Taylor might just be the most special and important song I’ve yet to write in my lifetime. I wrote it as the Best Man speech for my brother Taylor’s wedding, a task that proved to be very difficult when trying to capture my infinite love for him. A few days before the wedding I still didn’t have a song that felt like it even came close to capturing that love or showing what he means to me, and in a moment of frustration I gave up on the idea of it needing to be a song. I was journaling a few hours later about what he means to me, and I looked down at the page having written all of these “firsts,” where he was right beside me. I realized that he had been breathing in the moments of learning what it means to be alive along with me, whether seemingly small and trivial moments, or big formative ones like my first breakup. The song arrived to me in the nick of time and I was able to sing it at his wedding, very poorly, a few days later through heavy sobs.

Glue

Glue is a haunting but still lighthearted waltz about grief and love being one in the same.
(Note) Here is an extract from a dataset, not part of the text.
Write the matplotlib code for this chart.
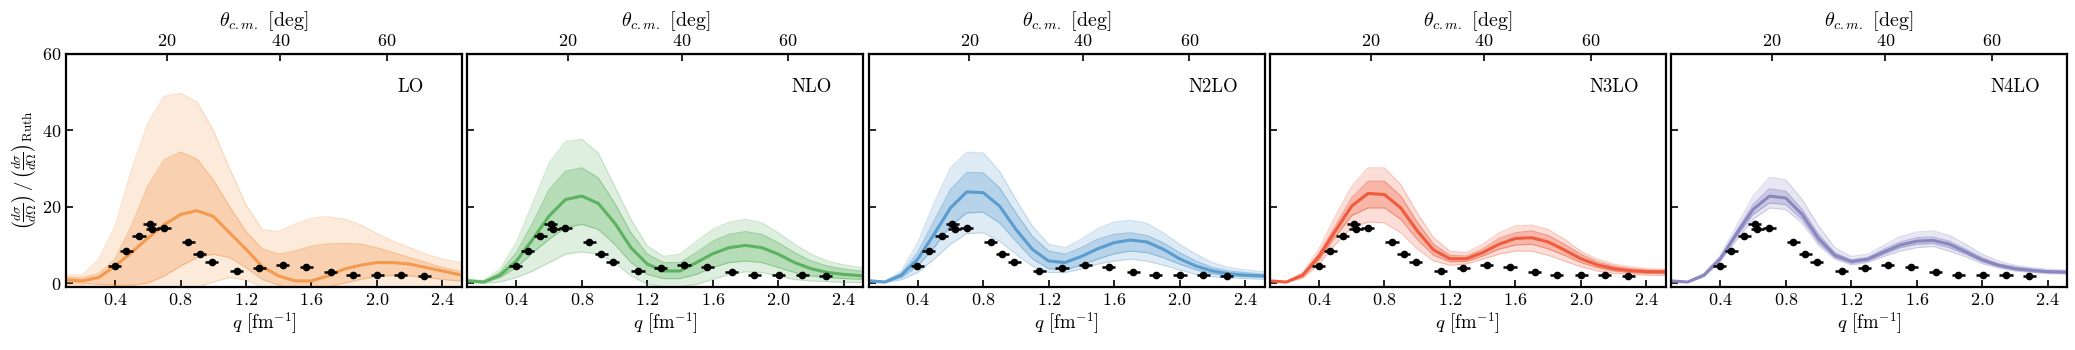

It is very intentionally the final song on the album, both because it wraps up the central theme of duality and because it deals with endings, loss, and finiteness and acts as such for the experience of the record itself. It’s a very simple sounding song but contains lines that I mulled on for months and months. It feels like it captures my worldview and value system very effectively, musing on the way it seems the universe functions and how everything is held together. Circling back to “Coin (Prelude),” it summarizes the stories, questions, letters, and poems from throughout the album in one line: “pain is the puzzle but also the glue.”